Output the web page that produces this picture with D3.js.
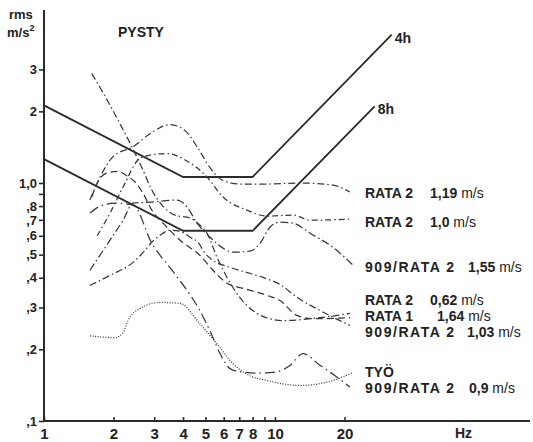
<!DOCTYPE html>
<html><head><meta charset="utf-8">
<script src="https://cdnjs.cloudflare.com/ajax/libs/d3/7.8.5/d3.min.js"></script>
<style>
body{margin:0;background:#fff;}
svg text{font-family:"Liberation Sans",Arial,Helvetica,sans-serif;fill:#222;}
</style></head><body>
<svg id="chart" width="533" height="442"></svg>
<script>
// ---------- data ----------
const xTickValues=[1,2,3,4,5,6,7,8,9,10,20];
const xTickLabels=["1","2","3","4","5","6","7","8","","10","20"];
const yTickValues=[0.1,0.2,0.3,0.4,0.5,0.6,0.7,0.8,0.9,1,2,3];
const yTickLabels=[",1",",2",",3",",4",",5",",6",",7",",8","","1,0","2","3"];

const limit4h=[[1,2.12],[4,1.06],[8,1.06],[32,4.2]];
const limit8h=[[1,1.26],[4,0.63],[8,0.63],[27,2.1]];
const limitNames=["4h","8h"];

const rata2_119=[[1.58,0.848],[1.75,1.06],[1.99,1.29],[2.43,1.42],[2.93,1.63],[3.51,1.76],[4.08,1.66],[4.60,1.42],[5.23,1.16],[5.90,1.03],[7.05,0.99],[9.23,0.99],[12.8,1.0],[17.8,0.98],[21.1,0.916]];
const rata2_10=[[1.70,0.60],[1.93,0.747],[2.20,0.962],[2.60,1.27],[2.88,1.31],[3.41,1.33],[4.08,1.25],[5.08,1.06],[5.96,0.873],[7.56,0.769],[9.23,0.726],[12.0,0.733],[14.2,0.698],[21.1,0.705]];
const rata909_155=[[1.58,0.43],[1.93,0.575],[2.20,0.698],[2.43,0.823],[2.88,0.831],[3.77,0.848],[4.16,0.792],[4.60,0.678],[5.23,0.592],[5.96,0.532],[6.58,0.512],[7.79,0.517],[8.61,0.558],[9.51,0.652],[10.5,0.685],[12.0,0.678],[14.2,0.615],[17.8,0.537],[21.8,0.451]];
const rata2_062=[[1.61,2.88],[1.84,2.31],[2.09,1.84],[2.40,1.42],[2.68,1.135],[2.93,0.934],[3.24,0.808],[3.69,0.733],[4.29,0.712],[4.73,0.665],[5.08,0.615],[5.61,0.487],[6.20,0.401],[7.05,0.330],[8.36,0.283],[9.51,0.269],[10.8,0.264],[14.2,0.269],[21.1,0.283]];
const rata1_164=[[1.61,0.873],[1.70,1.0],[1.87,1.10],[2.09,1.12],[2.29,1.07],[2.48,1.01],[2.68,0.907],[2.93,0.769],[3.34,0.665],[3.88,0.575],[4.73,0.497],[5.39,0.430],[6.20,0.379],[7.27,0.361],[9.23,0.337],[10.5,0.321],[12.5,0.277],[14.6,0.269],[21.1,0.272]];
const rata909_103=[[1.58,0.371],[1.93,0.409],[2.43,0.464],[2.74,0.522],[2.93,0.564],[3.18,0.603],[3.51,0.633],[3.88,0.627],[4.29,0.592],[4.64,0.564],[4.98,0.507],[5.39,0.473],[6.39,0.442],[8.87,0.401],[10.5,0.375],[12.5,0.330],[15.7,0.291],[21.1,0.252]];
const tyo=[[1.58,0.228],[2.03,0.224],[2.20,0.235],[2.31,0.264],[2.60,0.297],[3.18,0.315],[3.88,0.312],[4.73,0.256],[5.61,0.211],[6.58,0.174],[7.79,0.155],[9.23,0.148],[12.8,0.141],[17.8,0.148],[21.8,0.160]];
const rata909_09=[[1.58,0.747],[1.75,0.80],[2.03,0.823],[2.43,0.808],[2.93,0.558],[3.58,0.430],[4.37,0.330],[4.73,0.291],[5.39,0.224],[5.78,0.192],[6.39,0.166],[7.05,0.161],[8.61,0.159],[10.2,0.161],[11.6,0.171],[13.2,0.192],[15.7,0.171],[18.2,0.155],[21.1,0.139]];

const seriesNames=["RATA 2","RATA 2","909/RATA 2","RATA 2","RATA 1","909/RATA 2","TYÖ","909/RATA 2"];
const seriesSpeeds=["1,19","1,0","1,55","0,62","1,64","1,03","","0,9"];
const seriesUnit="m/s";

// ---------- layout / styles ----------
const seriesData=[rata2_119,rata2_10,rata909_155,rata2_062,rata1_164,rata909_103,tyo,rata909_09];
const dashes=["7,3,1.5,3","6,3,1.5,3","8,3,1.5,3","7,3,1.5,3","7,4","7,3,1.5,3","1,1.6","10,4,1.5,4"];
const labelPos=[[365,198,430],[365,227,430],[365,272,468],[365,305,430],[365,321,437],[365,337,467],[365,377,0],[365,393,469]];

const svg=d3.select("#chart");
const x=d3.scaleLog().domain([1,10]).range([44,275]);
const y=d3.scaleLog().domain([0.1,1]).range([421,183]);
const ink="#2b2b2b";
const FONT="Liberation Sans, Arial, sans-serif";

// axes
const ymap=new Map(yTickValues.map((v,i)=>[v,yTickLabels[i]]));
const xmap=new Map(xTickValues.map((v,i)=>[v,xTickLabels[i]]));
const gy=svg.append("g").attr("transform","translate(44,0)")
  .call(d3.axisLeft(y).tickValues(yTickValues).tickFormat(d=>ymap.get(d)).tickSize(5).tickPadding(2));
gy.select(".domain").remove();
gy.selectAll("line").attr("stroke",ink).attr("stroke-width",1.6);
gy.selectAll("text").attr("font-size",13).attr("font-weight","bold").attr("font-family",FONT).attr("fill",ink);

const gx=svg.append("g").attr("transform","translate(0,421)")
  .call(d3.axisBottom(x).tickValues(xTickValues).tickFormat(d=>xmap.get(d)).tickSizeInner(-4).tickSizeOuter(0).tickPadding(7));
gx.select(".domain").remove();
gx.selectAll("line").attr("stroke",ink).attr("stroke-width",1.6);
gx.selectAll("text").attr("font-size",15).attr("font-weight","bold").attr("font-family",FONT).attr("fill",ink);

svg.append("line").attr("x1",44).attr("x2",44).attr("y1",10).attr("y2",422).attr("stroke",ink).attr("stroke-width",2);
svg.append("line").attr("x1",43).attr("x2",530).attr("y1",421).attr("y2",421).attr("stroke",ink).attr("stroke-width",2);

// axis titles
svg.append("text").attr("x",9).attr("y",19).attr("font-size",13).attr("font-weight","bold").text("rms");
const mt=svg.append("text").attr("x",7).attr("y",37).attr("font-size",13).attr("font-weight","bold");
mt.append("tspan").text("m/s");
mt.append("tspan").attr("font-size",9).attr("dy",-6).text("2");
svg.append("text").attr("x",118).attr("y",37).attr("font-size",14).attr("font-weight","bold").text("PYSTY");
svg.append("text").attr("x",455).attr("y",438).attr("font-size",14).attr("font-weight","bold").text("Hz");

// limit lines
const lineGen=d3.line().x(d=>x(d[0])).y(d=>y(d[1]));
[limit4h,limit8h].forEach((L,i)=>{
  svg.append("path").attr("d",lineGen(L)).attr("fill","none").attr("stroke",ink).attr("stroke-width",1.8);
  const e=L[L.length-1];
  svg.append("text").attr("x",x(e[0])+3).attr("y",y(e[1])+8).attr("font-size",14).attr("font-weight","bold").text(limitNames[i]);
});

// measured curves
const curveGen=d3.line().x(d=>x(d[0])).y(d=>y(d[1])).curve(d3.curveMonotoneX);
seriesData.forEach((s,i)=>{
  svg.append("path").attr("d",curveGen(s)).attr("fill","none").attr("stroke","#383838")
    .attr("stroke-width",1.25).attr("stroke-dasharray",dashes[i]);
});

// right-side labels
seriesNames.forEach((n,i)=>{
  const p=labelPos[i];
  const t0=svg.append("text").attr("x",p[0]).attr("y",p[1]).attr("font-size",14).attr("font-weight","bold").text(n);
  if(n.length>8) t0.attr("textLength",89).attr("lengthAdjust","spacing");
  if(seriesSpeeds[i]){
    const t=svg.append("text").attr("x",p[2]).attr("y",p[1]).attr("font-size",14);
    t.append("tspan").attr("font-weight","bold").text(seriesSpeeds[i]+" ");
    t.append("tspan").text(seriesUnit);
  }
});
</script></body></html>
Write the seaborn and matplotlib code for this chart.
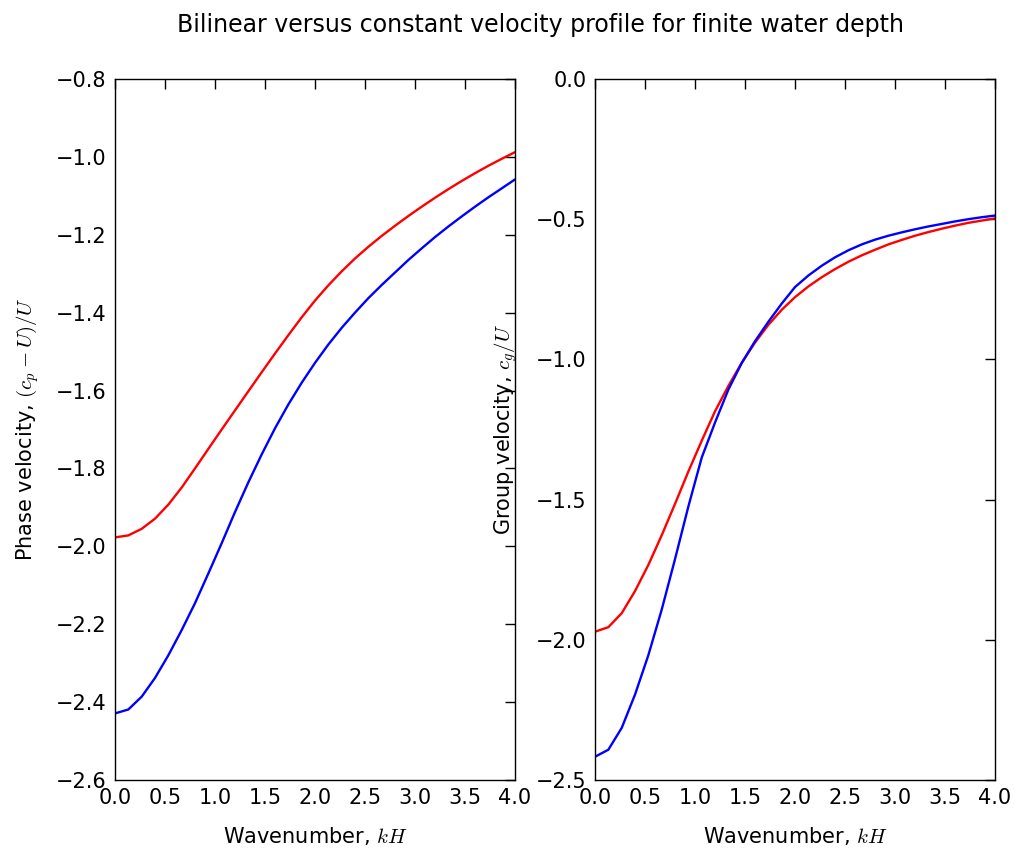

-*-*-

◆ **Stated goal**
Look through the entries above and report the number of lines that contain "this". Write only the number.

◆ **Finished exercise**
2